Unless you have a rock-solid job you know is not going anywhere even though we’re at probably 20% unemployment right now, I would not be buying a car. Yes, 0% financing is nice and all, but that doesn’t mean you can skip out on payments.
I interpret the deal as being an alternative to cash. As in, if the purchase price is the same, 7 years of 0% is better than paying cash because you can just take that cash and invest it somewhere else. Even just putting it in its own low interest rate account with an autopay for the car payment is a net win, since you’ve got a little bit more flexibility if times get bad.
That said, I’m extremely debt adverse, and don’t even like having a mortgage remaining on an 80% paid off house. So I probably would still just pay cash despite not technically being the optimal solution.
Is that really that true anymore? I was under the impression that given how reliable modern cars are a lot of the brands known for reliability (Toyota, Honda, etc.) don’t really depreciate as as fast as they used to. So I’m sure there is still a jump down in cost, but it’s not as dramatic as it was decades ago.
Well, wasteful add-ons are a separate issue. One can refuse them, and if they’re a bad idea at a high interest rate they’re a bad idea at a low one.
I tend to keep a car 10-12 years, so warranty doesn’t matter.
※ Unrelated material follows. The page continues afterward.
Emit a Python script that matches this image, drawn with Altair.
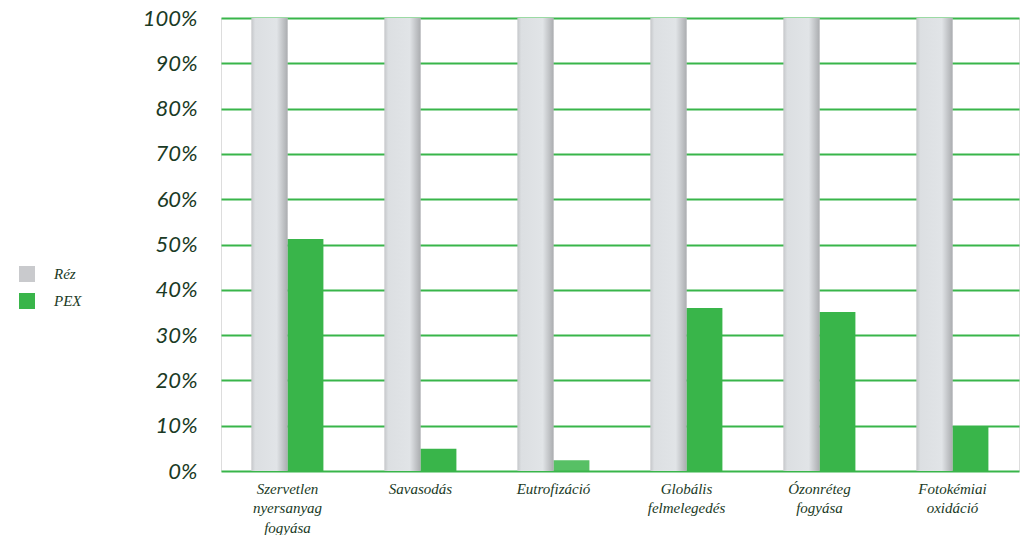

And for what it’s worth, manufacturing has come a long way, and all my cars make it 10-12 years (and ~150,000 miles) without much trouble.
But carrying interest for a shorter term wouldn’t improve the warranty situation. As someone else mentioned, you’d be better off putting the money into an interest bearing account. One can always pay off early.
Imagine you could buy a $50,000 car and finance for 200 months. By the time you are 200 months out, that $250/month is a LOT less money than it is today (unless we’re heading into a deflationary spiral, but I don’t think it’s that bad)
To the point about unemployment and the risk of taking on debt in this environment, that’s a personal evaluation on the basis of job security, savings, etc. Some people are rightfully very worried about the current situation, and others know they’ll be fine.